The Importance of Disclosure Requirements in M&A Transactions:
The settlement of a transaction can trigger both payment reports (e.g., reports of purchase price payments or so-called offsets of purchase price claims in the case of reinvestments in the buyers within fund structures) and portfolio reports (e.g., § 64 et seq. AWV). In particular, the reporting requirement for cross-border corporate investments as part of the portfolio reports often leads to problems in practice.
The report is used to compile statistical information on the volume and structure of German direct investment abroad. The stock statistics on direct investment provide information on cross-border corporate holdings representing 10 percent or more of the capital or voting rights.
Who is required to register?
Pursuant to Section 11 of the Foreign Trade Act (AWG) in conjunction with Section 64 of the Foreign Trade Regulation (AWV), all companies and private individuals (direct investors) domiciled in Germany that hold a 10% or greater stake in a foreign company (direct investment target) are required to file a report (so-called K3 report). Likewise, pursuant to Section 11 of the AWG in conjunction with Section 65 of the AWV, any company based in Germany (direct investment target) in which one or more foreign investors hold a stake of 10% or more is subject to reporting requirements (K4 report). In both cases, there is a reporting threshold of 3 million euros (converted if necessary) based on the total balance sheet assets of the respective direct investment entity.
Content of the message:
- General information about the individual or company required to file the report; for companies, this includes additional key figures (total assets, annual revenue, and number of employees).
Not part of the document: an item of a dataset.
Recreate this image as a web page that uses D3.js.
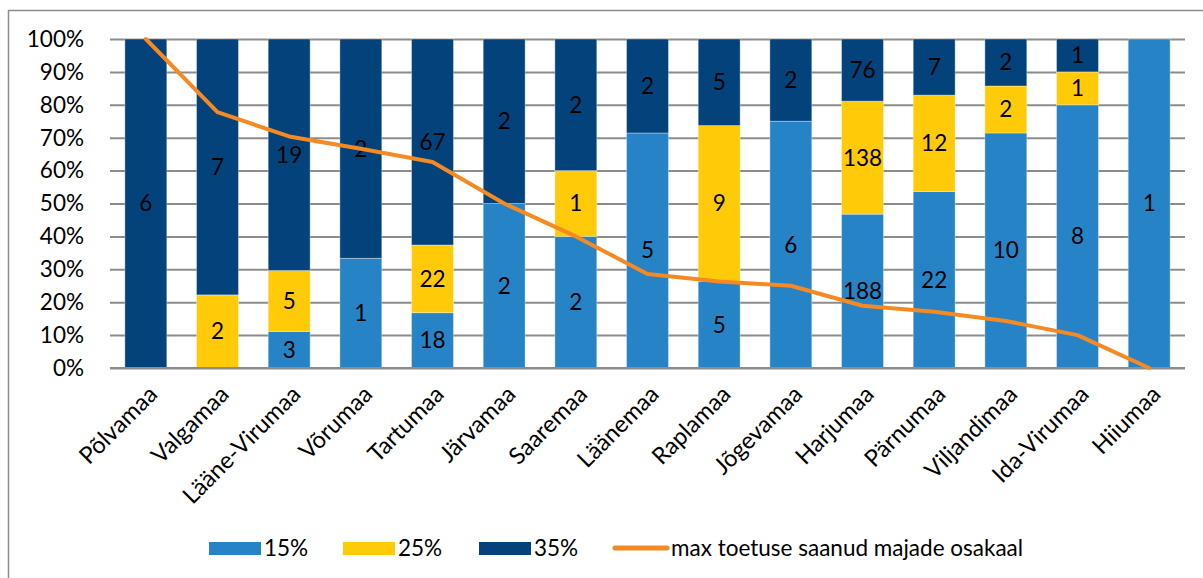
<!DOCTYPE html>
<html>
<head>
<meta charset="utf-8">
<script src="https://cdn.jsdelivr.net/npm/d3@7"></script>
<style>
  body { margin: 0; background: #fff; }
  text { font-family: Lato, 'Open Sans', sans-serif; fill: #000; }
</style>
</head>
<body>
<div id="graf"></div>
<script>
// Maakonnad ja majade arv toetuse määra järgi
const maakonnad = ['Põlvamaa', 'Valgamaa', 'Lääne-Virumaa', 'Võrumaa', 'Tartumaa', 'Järvamaa', 'Saaremaa',
  'Läänemaa', 'Raplamaa', 'Jõgevamaa', 'Harjumaa', 'Pärnumaa', 'Viljandimaa', 'Ida-Virumaa', 'Hiiumaa']
const toetus15 = [0, 0, 3, 1, 18, 2, 2, 5, 5, 6, 188, 22, 10, 8, 1]
const toetus25 = [0, 2, 5, 0, 22, 0, 1, 0, 9, 0, 138, 12, 2, 1, 0]
const toetus35 = [6, 7, 19, 2, 67, 2, 2, 2, 5, 2, 76, 7, 2, 1, 0]
const seeriad = ['15%', '25%', '35%']
const yTicks = [0, 0.1, 0.2, 0.3, 0.4, 0.5, 0.6, 0.7, 0.8, 0.9, 1]
const joonNimi = 'max toetuse saanud majade osakaal'

const varvid = { '15%': '#2683c6', '25%': '#ffca08', '35%': '#03427a' }
const oranz = '#f58a22'

const W = 1203, H = 578
const margins = { top: 39, left: 110, right: 18, bottom: 210 }
const ancho = W - margins.left - margins.right
const alto = H - margins.top - margins.bottom
const fs = '22.5px'

const svg = d3.select('#graf').append('svg')
  .attr('width', W).attr('height', H)

// raam
svg.append('rect')
  .attr('x', 8.5).attr('y', 10.5)
  .attr('width', 1400).attr('height', 800)
  .attr('fill', 'none').attr('stroke', '#8c8c8c').attr('stroke-width', 1.5)

const g = svg.append('g').attr('transform', `translate(${margins.left},${margins.top})`)

const x = d3.scaleBand().domain(maakonnad).range([0, ancho]).paddingInner(0.415).paddingOuter(0.2075)
const y = d3.scaleLinear().domain([0, 1]).range([alto, 0])

// andmed tabelina
const tabel = maakonnad.map((m, i) => {
  const kokku = toetus15[i] + toetus25[i] + toetus35[i]
  return { maakond: m, '15%': toetus15[i], '25%': toetus25[i], '35%': toetus35[i], kokku: kokku }
})
const stack = d3.stack().keys(seeriad)
  .value((d, k) => d[k] / d.kokku)(tabel)

// ruudustik
const yAxisG = d3.axisLeft(y).tickValues(yTicks).tickSize(-ancho).tickFormat('')
g.append('g').call(yAxisG)
  .call(s => s.select('.domain').remove())
  .selectAll('line').attr('stroke', '#8c8c8c').attr('stroke-width', 2)

// y-telje sildid
g.append('g').selectAll('text').data(yTicks).join('text')
  .attr('x', -26).attr('y', d => y(d)).attr('dy', '0.35em')
  .attr('text-anchor', 'end').attr('font-size', fs)
  .text(d => d3.format('.0%')(d))

// tulbad
const kihid = g.selectAll('g.kiht').data(stack).join('g').attr('class', 'kiht')
  .attr('fill', d => varvid[d.key])
kihid.selectAll('rect').data(d => d.map(v => ({ v: v, key: d.key }))).join('rect')
  .attr('x', d => x(d.v.data.maakond))
  .attr('width', x.bandwidth())
  .attr('y', d => y(d.v[1]))
  .attr('height', d => y(d.v[0]) - y(d.v[1]))
  .attr('stroke', 'rgba(255,255,255,0.35)').attr('stroke-width', 1)

// väärtuste sildid
kihid.selectAll('text').data(d => d.map(v => ({ v: v, key: d.key })).filter(e => e.v.data[e.key] > 0)).join('text')
  .attr('x', d => x(d.v.data.maakond) + x.bandwidth() / 2)
  .attr('y', d => y((d.v[0] + d.v[1]) / 2))
  .attr('dy', '0.35em')
  .attr('text-anchor', 'middle').attr('font-size', fs)
  .text(d => d.v.data[d.key])

// x-telg
g.append('line').attr('x1', 0).attr('x2', ancho).attr('y1', alto).attr('y2', alto)
  .attr('stroke', '#8c8c8c').attr('stroke-width', 2)

g.append('g').selectAll('text').data(maakonnad).join('text')
  .attr('transform', d => `translate(${x(d) + x.bandwidth() / 2 + 7},${alto + 22}) rotate(-45)`)
  .attr('text-anchor', 'end').attr('dy', '0.35em').attr('font-size', '23.5px')
  .text(d => d)

// joon: 35% osakaal
const joon = d3.line()
  .x(d => x(d.maakond) + x.bandwidth() / 2)
  .y(d => y(d['35%'] / d.kokku))
g.append('path').datum(tabel)
  .attr('d', joon).attr('fill', 'none')
  .attr('stroke', oranz).attr('stroke-width', 4).attr('stroke-linejoin', 'round').attr('stroke-linecap', 'round')

// legend
const legY = 548
const legX = [209, 343, 479]
seeriad.forEach((s, i) => {
  svg.append('rect').attr('x', legX[i]).attr('y', legY - 6).attr('width', 52).attr('height', 13)
    .attr('fill', varvid[s])
  svg.append('text').attr('x', legX[i] + 55).attr('y', legY).attr('dy', '0.35em')
    .attr('font-size', fs).text(s)
})
svg.append('line').attr('x1', 615).attr('x2', 667).attr('y1', legY).attr('y2', legY)
  .attr('stroke', oranz).attr('stroke-width', 5).attr('stroke-linecap', 'round')
svg.append('text').attr('x', 671).attr('y', legY).attr('dy', '0.35em')
  .attr('font-size', fs).text(joonNimi)
</script>
</body>
</html>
- List containing information on the names and registered offices of foreign companies, including branches and permanent establishments, in cases of direct or indirect ownership or existing dependence
- Percentage of Equity or Voting Rights
Indirect holdings exist when the domestic entity and its controlled foreign subsidiaries collectively hold more than 50% of the shares or voting rights. A foreign company is considered controlled if the shares or voting rights in that foreign company attributable to the domestic entity, either directly or indirectly, exceed 50%. Reports on the acquisition of equity interests must be filed once a year and submitted electronically to the Deutsche Bundesbank.
Conclusion:
Both the buyer and the target company must prepare for the requirements in the event of a reporting obligation. Identifying and compiling the transactions subject to reporting is resource-intensive and must be done thoroughly; otherwise, there is a risk of heavy fines. We recommend integrating this process into the internal control system of the company subject to the reporting obligation.